Intro section with accessible dropdown navigation using SCSS
Design comparison
Solution retrospective
I found the greatest problem on this challenge was drawing the line between doing everything in CSS vs. shifting some of the load over to JavaScript in favour of reliability/simplicity. I'll need to do more practice and reading on some common progressive enhancement techniques as I've known about the concept for a while but never dove too deep into a lot of common use cases.
I think the accessibility & screen reader experience is good on this challenge and I've made sure to implement the previous accessibility feedback from my other solutions.

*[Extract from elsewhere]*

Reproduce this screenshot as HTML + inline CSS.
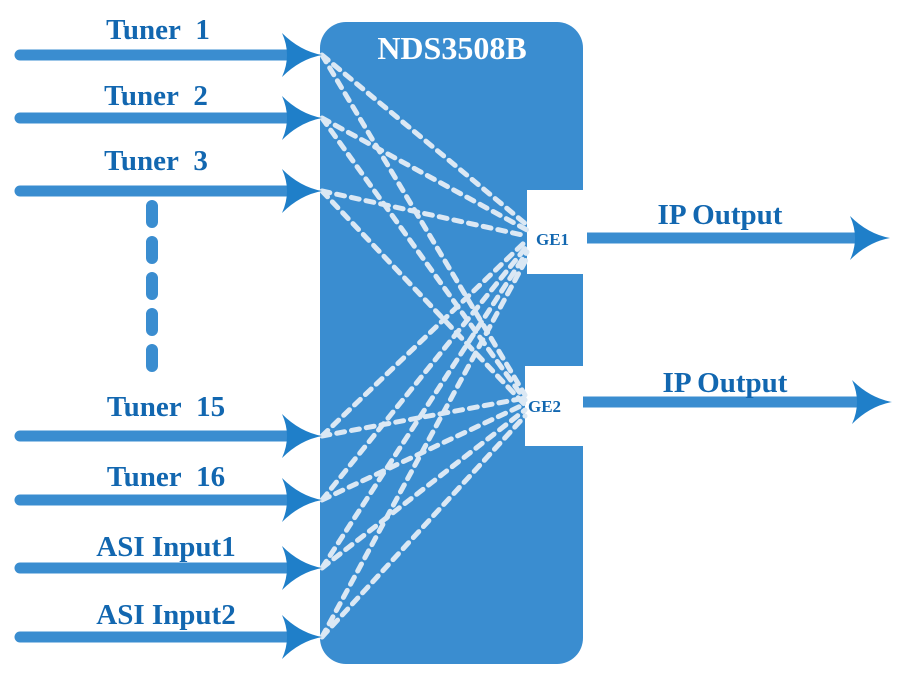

Happy to hear any feedback, but a few items I'm particularly keen in hearing about are below:
- How do you approach progressive enhancement to critical elements like navbars, and how do you balance code complexity as a result of that?
- Are advanced techniques like detecting user agents or lots of polyfills employed often?
- Accessible names for elements - are mine too vague or verbose? I tried to follow the ARIA guidelines as much as possible when adding and reviewing these.
- With my nav menu buttons, I've set both to be aria-expanded when the menu opens/closes - is this the right approach?
- I have the "open nav" button positioned above the link content, and "close nav" button positioned after the content - I couldn't find definitive info on this being wrong, so I'm assuming this is up to interpretation based on context of the menu structure & assistive tech user preference?
- I've used preloading for the first real time on this to speed up loading of the hero images for CLS & LCP advantages, but would you be preloading CSS/fonts often as well, or only in specific scenarios?